PROBLEM DESCRIPTION:
The data below should be printed in full, exactly, and without any of its images.
**** SUPPLIED INFORMATION
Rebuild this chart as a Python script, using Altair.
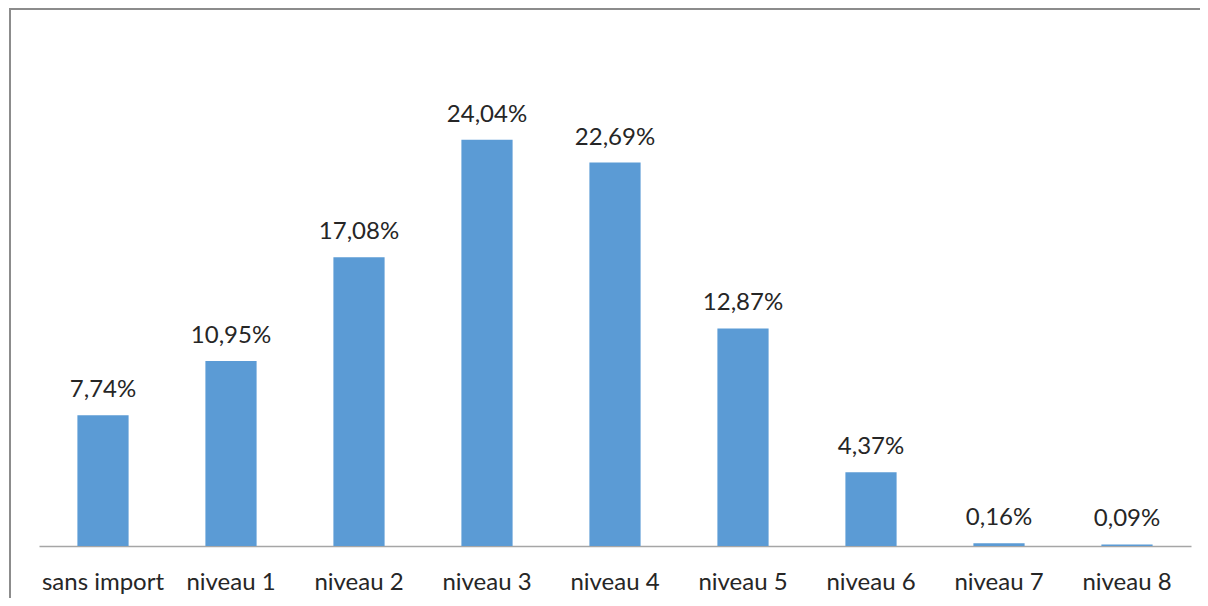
import altair as alt
import pandas as pd

categories = ["sans import", "niveau 1", "niveau 2", "niveau 3", "niveau 4",
              "niveau 5", "niveau 6", "niveau 7", "niveau 8"]
values = [7.74, 10.95, 17.08, 24.04, 22.69, 12.87, 4.37, 0.16, 0.09]

df = pd.DataFrame({"cat": categories, "v": values})

FONT = "Lato"
TXT = "#262626"

x = alt.X("cat:N", sort=categories, title=None,
          scale=alt.Scale(paddingInner=0.6, paddingOuter=0.3),
          axis=alt.Axis(labelAngle=0, ticks=False, labelPadding=43,
                        labelBaseline="alphabetic",
                        labelFontSize=24, labelFont=FONT, labelColor=TXT,
                        domainColor="#a6a6a6", domainWidth=1.5))
y = alt.Y("v:Q", title=None, scale=alt.Scale(domain=[0, 30]), axis=None)

base = alt.Chart(df)

bars = base.mark_bar(color="#5B9BD5").encode(x=x, y=y)

text = base.transform_calculate(
    lbl="replace(format(datum.v, '.2f'), '.', ',') + '%'"
).mark_text(baseline="alphabetic", dy=-18, fontSize=24, font=FONT,
            color=TXT).encode(x=x, y=y, text="lbl:N")

one = base.transform_filter("datum.cat == 'sans import'")
frame_top = one.mark_rule(stroke="#8c8c8c", strokeWidth=2).encode(
    x=alt.value(-29), x2=alt.value(1300), y=alt.value(-30)
)
frame_left = one.mark_rule(stroke="#8c8c8c", strokeWidth=2).encode(
    x=alt.value(-29), y=alt.value(-31), y2=alt.value(800)
)

chart = alt.layer(frame_top, frame_left, bars, text).properties(
    width=1152, height=507,
    background="white",
    autosize=alt.AutoSizeParams(type="none"),
    padding={"left": 31, "top": 31, "right": 9, "bottom": 52},
).configure_view(stroke=None, strokeWidth=0)

chart.save("out.html", embed_options={"renderer": "svg", "actions": False})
********
RESULT FOR THIS TASK:
Rebuild this chart as a Python script, using Altair.
import altair as alt
import pandas as pd

categories = ["sans import", "niveau 1", "niveau 2", "niveau 3", "niveau 4",
              "niveau 5", "niveau 6", "niveau 7", "niveau 8"]
values = [7.74, 10.95, 17.08, 24.04, 22.69, 12.87, 4.37, 0.16, 0.09]

df = pd.DataFrame({"cat": categories, "v": values})

FONT = "Lato"
TXT = "#262626"

x = alt.X("cat:N", sort=categories, title=None,
          scale=alt.Scale(paddingInner=0.6, paddingOuter=0.3),
          axis=alt.Axis(labelAngle=0, ticks=False, labelPadding=43,
                        labelBaseline="alphabetic",
                        labelFontSize=24, labelFont=FONT, labelColor=TXT,
                        domainColor="#a6a6a6", domainWidth=1.5))
y = alt.Y("v:Q", title=None, scale=alt.Scale(domain=[0, 30]), axis=None)

base = alt.Chart(df)

bars = base.mark_bar(color="#5B9BD5").encode(x=x, y=y)

text = base.transform_calculate(
    lbl="replace(format(datum.v, '.2f'), '.', ',') + '%'"
).mark_text(baseline="alphabetic", dy=-18, fontSize=24, font=FONT,
            color=TXT).encode(x=x, y=y, text="lbl:N")

one = base.transform_filter("datum.cat == 'sans import'")
frame_top = one.mark_rule(stroke="#8c8c8c", strokeWidth=2).encode(
    x=alt.value(-29), x2=alt.value(1300), y=alt.value(-30)
)
frame_left = one.mark_rule(stroke="#8c8c8c", strokeWidth=2).encode(
    x=alt.value(-29), y=alt.value(-31), y2=alt.value(800)
)

chart = alt.layer(frame_top, frame_left, bars, text).properties(
    width=1152, height=507,
    background="white",
    autosize=alt.AutoSizeParams(type="none"),
    padding={"left": 31, "top": 31, "right": 9, "bottom": 52},
).configure_view(stroke=None, strokeWidth=0)

chart.save("out.html", embed_options={"renderer": "svg", "actions": False})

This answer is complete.